15 dezembro, 2009

Clichês sem cor

Pensava muita coisa sozinha em casa a noite, especialmente ao olhar pela janela todos aqueles carros, luzes e encontros. Depois de um dia inteiro de pressa, telefonemas e caminhos, a vista da vida noturna a distraía e confortava, como se mostrasse a existência de algo além do tédio e silêncio do apartamento apertado – interrompido ora pelas buzinas de fora, ora pela TV esquecida no canto da sala.
Gosta de estar na companhia do seu gato, o Felix. Nome bobo e clichê, como tudo ao seu redor: Poulaim, Kubrick e Almodóvar na estante da sala, vistos e revistos freqüentemente. King, Lispector e Hilst sempre à mão, perto do sofá, na mesinha onde descansavam os pés durante a leitura.
Tons pastéis nas paredes, numa palidez sufocante quebrada por copias de Picasso penduradas no pequeno corredor que avistava do sofá, por onde passava exausta da vida lá fora, a caminho da cama – enorme, fria e desarrumada, onde recarregava suas energias para mais um dia de escravidão, como costuma dizer.
No quarto não havia nada que lembrasse os sorrisos, abraços e noites em claro de outrora.
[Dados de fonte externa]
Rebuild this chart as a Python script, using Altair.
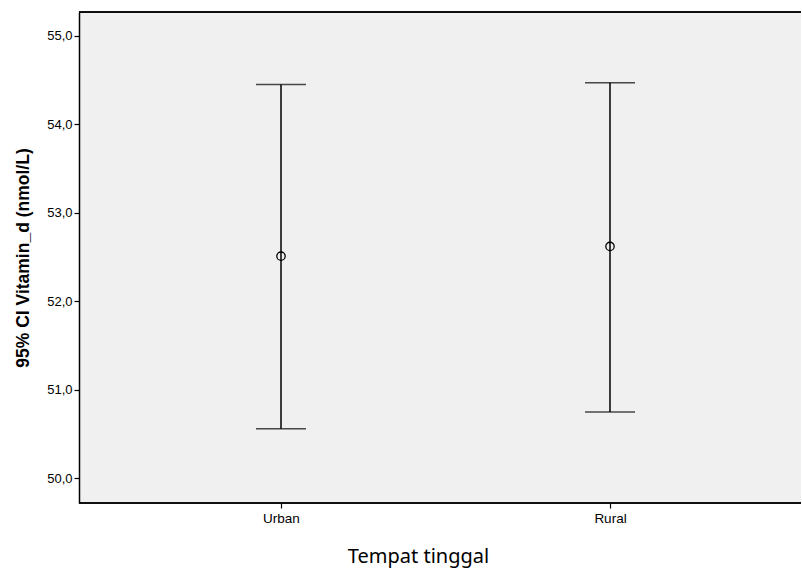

Tampouco haviam rastros dos cinzeiros dele no chão da sala, da escova de dentes azul perdida na pia do banheiro e dos litros d’água vazios deixados na geladeira. Nem mesmo as fotos com provas de amor, declarações escritas com batom no espelho da penteadeira e recados com frases como ‘eu te amo’ escondidas propositalmente entre as roupas nos armários e presentinhos bobos na gaveta do criado mudo do lado direito da cama, onde ficam o despertador e o abajur.
Tudo fora destruído, queimado, rasgado, na tentativa frustrada de recomeço. Porém os rastros sobreviventes são os que ferem mais. A lembrança do cheiro daquele perfume de farmácia que contaminava todo o ambiente pálido e sem vida daquele pequeno apartamento, no centro da cidade. O canto desafinado que soava do banheiro, com músicas bregas cantadas como numa serenata nada proposital. O som da respiração dele, tão próxima e tão sua, durante o silêncio daquelas longas madrugadas.
Existia vida naquele pequeno espaço de concreto, dividido por paredes pálidas decoradas por cópias coloridas de Picasso. Os clichês sempre presentes eram belos, cheios de fragrâncias, sons e preenchiam o ambiente. Agora é tudo vazio, a vida lá fora a distrai, na esperança de um telefonema, quem sabe – sem admitir, claro.

Um comentário:

Fernando Ralfer disse...

aaaaai que bonito, adorei as referências.